During the court proceedings, the SC noted that “...in the case at hand there was already an appealable decree in existence when the revisional powers were invoked.” The revision petition was filed against the rejection of that review petition and the trial court dismissed the application on merits. Further, the bench observed that “If it (trial court) had granted the review, the aggrieved party would have had a right to file an appeal under Order XLIII Rule 1 (w) read with Order XLVII Rule 7 of the CPC. And if it had allowed the review and simultaneously altered/modified/reversed the decree, the aggrieved party would have had a right to file an appeal against the said decree. But, if the revisional court does the same, as has been done by the High Court while passing the impugned order, an anomalous situation would arise. The decree passed by the trial court would stand modified by the High Court. Therefore, if the defendant(s) against whom the decree is passed were to challenge the same, they would be at a disadvantage on account of the merger.”

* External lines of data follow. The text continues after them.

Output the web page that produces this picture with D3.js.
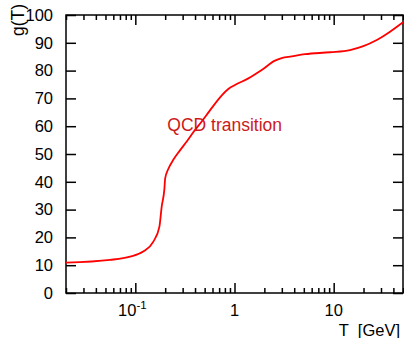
<!DOCTYPE html>
<html>
<head>
<meta charset="utf-8">
<script src="https://cdn.jsdelivr.net/npm/d3@7"></script>
<style>
  body { margin: 0; background: #fff; }
  svg { display: block; }
</style>
</head>
<body>
<svg id="chart" width="404" height="338"></svg>
<script>
// temperature [GeV] and effective degrees of freedom g(T)
let temps = [0.02, 0.0556, 0.0884, 0.12, 0.152, 0.175, 0.1845, 0.196, 0.2, 0.215, 0.2415, 0.282, 0.33, 0.384, 0.467, 0.566, 0.748, 0.866, 1.01, 1.38, 1.88, 2.56, 2.99, 3.77, 5.14, 9.18, 14.6, 19.9, 27.2, 37, 50];
let gvals = [10.9, 11.9, 13.1, 14.9, 18.5, 23.9, 31.1, 37.1, 41.2, 44.6, 47.9, 51.3, 54.5, 57.8, 61.7, 65.7, 71.2, 73.4, 74.8, 77.2, 80.2, 83.6, 84.5, 85.1, 85.9, 86.6, 87.4, 88.8, 91.0, 94.0, 97.4];

let yTicks = [0, 10, 20, 30, 40, 50, 60, 70, 80, 90, 100];
let xMajor = [0.1, 1, 10];
let xLabels = [["10", "-1"], ["1", ""], ["10", ""]];

let width = 404;
let height = 338;
let margin = ({top: 15, right: 1, bottom: 45, left: 66});

let font = "'Liberation Sans', Arial, Helvetica, sans-serif";

const svg = d3.select("#chart")
              .style("font-family", font);

const x = d3.scaleLog()
            .domain([0.02, 50])
            .range([margin.left, width - margin.right]);

const y = d3.scaleLinear()
            .domain([0, 100])
            .range([height - margin.bottom, margin.top]);

// minor ticks: 2..9 x 10^k inside the domain
let xMinor = [];
[0.01, 0.1, 1, 10].forEach(d => {
	for (let k = 2; k <= 9; k++) {
		let v = d * k;
		if (v >= 0.02 && v <= 50) xMinor.push(v);
	}
});

function styleAxis(g) {
	g.select(".domain").remove();
	g.selectAll("line").attr("stroke", "#000").attr("stroke-width", 1.5);
}

// bottom
svg.append("g")
   .attr("transform", `translate(0,${y(0)})`)
   .call(d3.axisBottom(x).tickValues(xMinor).tickSize(-5).tickFormat(""))
   .call(styleAxis);
svg.append("g")
   .attr("transform", `translate(0,${y(0)})`)
   .call(d3.axisBottom(x).tickValues(xMajor).tickSize(-10).tickFormat(""))
   .call(styleAxis);

// top
svg.append("g")
   .attr("transform", `translate(0,${y(100)})`)
   .call(d3.axisTop(x).tickValues(xMinor).tickSize(-5).tickFormat(""))
   .call(styleAxis);
svg.append("g")
   .attr("transform", `translate(0,${y(100)})`)
   .call(d3.axisTop(x).tickValues(xMajor).tickSize(-10).tickFormat(""))
   .call(styleAxis);

// left
const gLeft = svg.append("g")
   .attr("transform", `translate(${x(0.02)},0)`)
   .call(d3.axisLeft(y).tickValues(yTicks).tickSize(-10).tickPadding(13))
   .call(styleAxis);
gLeft.selectAll("text")
     .attr("font-size", 16.5)
     .attr("font-family", font)
     .attr("fill", "#000");

// right
svg.append("g")
   .attr("transform", `translate(${x(50)},0)`)
   .call(d3.axisRight(y).tickValues(yTicks).tickSize(-10).tickFormat(""))
   .call(styleAxis);

// frame
svg.append("rect")
   .attr("x", x(0.02))
   .attr("y", y(100))
   .attr("width", x(50) - x(0.02))
   .attr("height", y(0) - y(100))
   .attr("fill", "none")
   .attr("stroke", "#000")
   .attr("stroke-width", 1.5);

// x tick labels with exponent
const xl = svg.append("g")
   .attr("font-size", 16.5)
   .attr("fill", "#000");
xMajor.forEach((v, i) => {
	const t = xl.append("text")
	  .attr("x", x(v) + (xLabels[i][1] ? -3 : 0))
	  .attr("y", 316)
	  .attr("text-anchor", "middle");
	t.append("tspan").text(xLabels[i][0]);
	if (xLabels[i][1]) {
		t.append("tspan")
		 .attr("dy", -7)
		 .attr("font-size", 11.5)
		 .text(xLabels[i][1]);
	}
});

// axis titles
svg.append("text")
   .attr("x", width - 4)
   .attr("y", 336)
   .attr("text-anchor", "end")
   .attr("font-size", 16.5)
   .attr("xml:space", "preserve")
   .text("T  [GeV]");

svg.append("text")
   .attr("transform", "translate(24,4) rotate(-90)")
   .attr("text-anchor", "end")
   .attr("font-size", 17.5)
   .text("g(T)");

// curve
const line = d3.line()
   .x((d, i) => x(temps[i]))
   .y(d => y(d))
   .curve(d3.curveMonotoneX);

svg.append("path")
   .datum(gvals)
   .attr("fill", "none")
   .attr("stroke", "#ff0000")
   .attr("stroke-width", 1.8)
   .attr("d", line);

// annotation
svg.append("text")
   .attr("x", x(0.21))
   .attr("y", y(58.3))
   .attr("font-size", 17.5)
   .attr("fill", "#cc1a1a")
   .text("QCD transition");
</script>
</body>
</html>
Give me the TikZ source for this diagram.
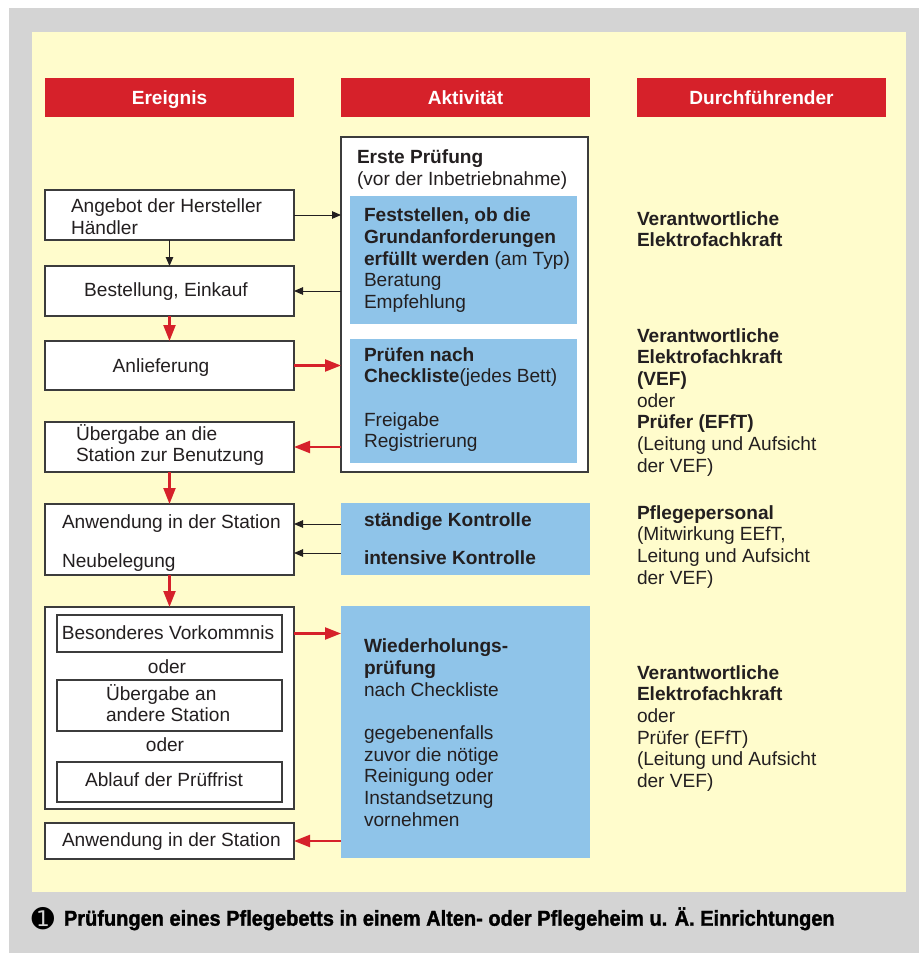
\documentclass[tikz,border=0pt]{standalone}
\usepackage{fontspec}
\setmainfont{Liberation Sans}
\newfontfamily\capfont[FakeStretch=0.93,FakeBold=1.5]{Liberation Sans}
\newfontfamily\dejavu{DejaVu Sans}
\usetikzlibrary{arrows.meta}
\definecolor{bggrey}{RGB}{212,212,212}
\definecolor{paper}{RGB}{255,252,204}
\definecolor{hdrred}{RGB}{214,33,42}
\definecolor{boxblue}{RGB}{143,196,233}
\definecolor{ink}{RGB}{35,31,32}
\definecolor{edge}{RGB}{60,60,60}
\begin{document}
\begin{tikzpicture}[x=1pt,y=-1pt,
  every node/.style={inner sep=0pt, outer sep=0pt, text=ink, font=\fontsize{19.1}{21.7}\selectfont},
  hdr/.style={fill=hdrred, anchor=north west, minimum width=249pt, minimum height=39pt, text height=14pt, text depth=0pt, text=white, font=\fontsize{19.1}{21.7}\selectfont\bfseries},
  evbox/.style={draw=edge, line width=1.3pt, fill=white, anchor=north west},
  bluebox/.style={fill=boxblue, anchor=north west},
  txt/.style={anchor=base west, align=left},
  ctxt/.style={anchor=base},
  blk/.style={draw=ink, line width=0.9pt, -{Triangle[length=9pt,width=7.5pt]}},
  redarr/.style={draw=hdrred, line width=2.2pt, -{Triangle[length=16pt,width=12pt]}},
]
\useasboundingbox (0,0) rectangle (919,953);
\fill[white] (0,0) rectangle (919,953);
\fill[bggrey] (9,8) rectangle (919,953);
\fill[paper] (32,32) rectangle (906,892);

% headers
\node[hdr] (h1) at (45,78) {Ereignis};
\node[hdr] (h2) at (341,78) {Aktivität};
\node[hdr] (h3) at (637,78) {Durchführender};

% event boxes
\node[evbox, minimum width=249pt, minimum height=50pt] (ang) at (45,190) {};
\node[evbox, minimum width=249pt, minimum height=50pt] (best) at (45,266) {};
\node[evbox, minimum width=249pt, minimum height=49pt] (anl) at (45,341) {};
\node[evbox, minimum width=249pt, minimum height=50pt] (ueb) at (45,422) {};
\node[evbox, minimum width=249pt, minimum height=71pt] (anw) at (45,504) {};
\node[evbox, minimum width=249pt, minimum height=202pt] (grp) at (45,607) {};
\node[evbox, minimum width=225pt, minimum height=37pt] (bes) at (57,615) {};
\node[evbox, minimum width=225pt, minimum height=51pt] (ueb2) at (57,680) {};
\node[evbox, minimum width=225pt, minimum height=40pt] (abl) at (57,762) {};
\node[evbox, minimum width=249pt, minimum height=36pt] (anw2) at (45,823) {};

% activity boxes
\node[evbox, minimum width=247pt, minimum height=335pt] (akt) at (341,137) {};
\node[bluebox, minimum width=227pt, minimum height=128pt] (b1) at (350,196) {};
\node[bluebox, minimum width=227pt, minimum height=124pt] (b2) at (350,339) {};
\node[bluebox, minimum width=249pt, minimum height=72pt] (b3) at (341,503) {};
\node[bluebox, minimum width=249pt, minimum height=252pt] (b4) at (341,606) {};

% event texts (base = baseline of last line)
\node[txt] (tang) at (71,234.2) {Angebot der Hersteller\\Händler};
\node[ctxt] (tbest) at (166,296.7) {Bestellung, Einkauf};
\node[ctxt] (tanl) at (161,372.7) {Anlieferung};
\node[txt] (tueb) at (76,461.7) {Übergabe an die\\Station zur Benutzung};
\node[txt] (tanw) at (62,528.3) {Anwendung in der Station};
\node[txt] (tneu) at (62,567.3) {Neubelegung};
\node[ctxt] (tbes) at (168,639.3) {Besonderes Vorkommnis};
\node[ctxt] (toder1) at (167,673.3) {oder};
\node[txt] (tueb2) at (106,721.7) {Übergabe an\\andere Station};
\node[ctxt] (toder2) at (165,751.7) {oder};
\node[ctxt] (tabl) at (164,786.7) {Ablauf der Prüffrist};
\node[txt] (tanw2) at (62,846.7) {Anwendung in der Station};

% activity texts
\node[txt] (takt) at (357,185.2) {\textbf{Erste Prüfung}\\(vor der Inbetriebnahme)};
\node[txt] (tb1) at (364,308.5) {\textbf{Feststellen, ob die}\\\textbf{Grundanforderungen}\\\textbf{erfüllt werden} (am Typ)\\Beratung\\Empfehlung};
\node[txt] (tb2) at (364,447.8) {\textbf{Prüfen nach}\\\textbf{Checkliste}(jedes Bett)\\[21.7pt]Freigabe\\Registrierung};
\node[txt] (tb3a) at (364,526) {\textbf{ständige Kontrolle}};
\node[txt] (tb3b) at (364,564) {\textbf{intensive Kontrolle}};
\node[txt] (tb4) at (364,826.3) {\textbf{Wiederholungs-}\\\textbf{prüfung}\\nach Checkliste\\[21.7pt]gegebenenfalls\\zuvor die nötige\\Reinigung oder\\Instandsetzung\\vornehmen};

% performer texts
\node[txt] (p1) at (637,246.7) {\textbf{Verantwortliche}\\\textbf{Elektrofachkraft}};
\node[txt] (p2) at (637,472.2) {\textbf{Verantwortliche}\\\textbf{Elektrofachkraft}\\\textbf{(VEF)}\\oder\\\textbf{Prüfer (EFfT)}\\(Leitung und Aufsicht\\der VEF)};
\node[txt] (p3) at (637,584.1) {\textbf{Pflegepersonal}\\(Mitwirkung EEfT,\\Leitung und Aufsicht\\der VEF)};
\node[txt] (p4) at (637,787.5) {\textbf{Verantwortliche}\\\textbf{Elektrofachkraft}\\oder\\Prüfer (EFfT)\\(Leitung und Aufsicht\\der VEF)};

% caption
\node[anchor=base west, text=black] (cnum) at (31.5,928.5) {\dejavu\fontsize{27}{27}\selectfont ➊};
\node[anchor=base west, text=black] (cap) at (64,925.7) {\capfont\bfseries\fontsize{21.5}{24}\selectfont Prüfungen eines Pflegebetts in einem Alten- oder Pflegeheim u. Ä. Einrichtungen};

% connectors
\coordinate (k1) at (341,524);
\coordinate (k2) at (341,553);
\draw[blk] (ang.east) -- (akt.west |- ang.east);
\draw[blk] (ang.south) -- (best.north);
\draw[blk] (akt.west |- best.east) -- (best.east);
\draw[redarr] (best.south) -- (anl.north);
\draw[redarr] (anl.east) -- (akt.west |- anl.east);
\draw[redarr] (akt.west |- ueb.east) -- (ueb.east);
\draw[redarr] (ueb.south) -- (anw.north);
\draw[blk] (k1) -- (anw.east |- k1);
\draw[blk] (k2) -- (anw.east |- k2);
\draw[redarr] (anw.south) -- (grp.north);
\draw[redarr] (grp.east |- bes.east) -- (b4.west |- bes.east);
\draw[redarr] (b4.west |- anw2.east) -- (anw2.east);
\end{tikzpicture}
\end{document}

Furthermore, the Supreme Court bench said, “...if the revisional court’s order is allowed to stand, owing to modification of the decree by the revisional court, to which in normal course an appeal would lie, the right of an appeal to the aggrieved party would get seriously prejudiced.” It added “...there may be a case where a person is aggrieved by a finding of the trial court on any issue, even though the trial court’s decree may be in its favor. In that scenario, if there is an appeal by a party aggrieved by the decree, that person would have a right to take an objection against the adverse finding with the aid of the provisions of Order XLI, Rule 22 of the CPC, but in the event of there being no appeal against the decree, such a person would lose its right to take an objection, under Order XLI, Rule 22 of the CPC, against that adverse finding.”

The bench also observed that in a case at hand, where the review was allowed and the decree/order under review was reversed or modified, such order shall then be a composite order whereby the court not only vacates the earlier decree or order but simultaneously with such vacation of the earlier decree or order, passes another decree or order or modifies the one made earlier. The Supreme Court highlighted that “Time taken by a party in diligently pursuing the remedy by way of review may in appropriate cases be excluded from consideration while condoning the delay in the filing of the appeal, but such exclusion or condonation would not imply that there is a merger of the original decree and the order dismissing the review petition.” At last, the SC concluded the judgment stating that “the revision of the respondent against rejection of her application for review of an appealable decree ought not to have been entertained by the High Court. The appeal is, therefore, allowed. The impugned judgment and order of the High Court is set aside.”